For every single element/pad/object that you create that uses those decorators... you'll be:
(1) introducing extra contention, what's worse not once but many times (for every GST_DEBUG_FUNCPTR call)
(2) using g_hash_table ... when you shouldn't need to

Maybe we could adjust the macro to be a G_STMT with the volatile inside.
Comment 9 David Schleef 2009-10-28 19:44:15 UTC
Thinking back to my non-existent CS days, shouldn't the ideal hash table lookup in this case be lockless?  (Or rather, lockless check followed by lock;recheck;register;unlock.)  If this is not the case, let's fix glib.
Comment 10 Sebastian Dröge (slomo) 2009-10-28 20:22:25 UTC
(In reply to comment #9)
> Thinking back to my non-existent CS days, shouldn't the ideal hash table lookup
> in this case be lockless?  (Or rather, lockless check followed by
> lock;recheck;register;unlock.)  If this is not the case, let's fix glib.
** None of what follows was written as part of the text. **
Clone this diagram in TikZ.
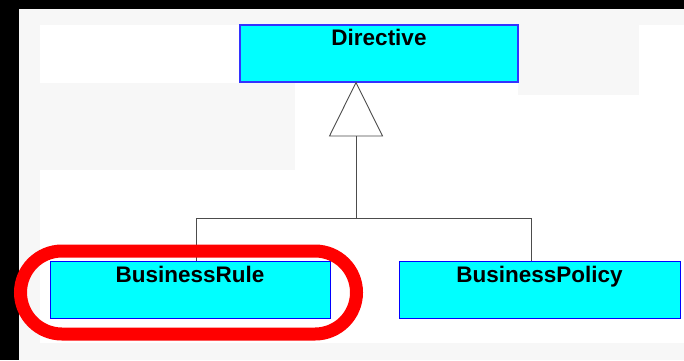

Well, GHashTable simply isn't threadsafe and you need to do the locking from the outside :(
Comment 11 Sebastian Dröge (slomo) 2009-11-06 15:27:13 UTC
(In reply to comment #8)
> (In reply to comment #6)
> > > Changing that mutex to a RW lock and letting _gst_debug_register_funcptr()
> > > first take a R lock to check if it already is inserted and only take a W lock
> > > if it isn't might be a cleaner fix though.
> > 
> > Depends on whether the issue was primarily contention (doubtful?) or the hash
> > table lookups I guess.

> Maybe we could adjust the macro to be a G_STMT with the volatile inside.

That's probably the best solution... any reason not to do that? :)
Comment 12 Tim-Philipp Müller 2009-11-06 17:02:13 UTC
> > Maybe we could adjust the macro to be a G_STMT with the volatile inside.
> 
> That's probably the best solution... any reason not to do that? :)

I didn't know it was possible to do that in a portable way? (afaik this would rely on gcc extensions)

(Also, while it's cleaner API wise it's really a bit ugly under the hood, with it adding 5-20 static booleans per function where just a single one would do just as well in practice...)

FWIW, my plan was to just put the macro into gstprivate.h for now and commit the gst/*pad* bits, which takes care of 90% of the calls and presumably contention already, unless we can make the macro suggestion work in a portable way.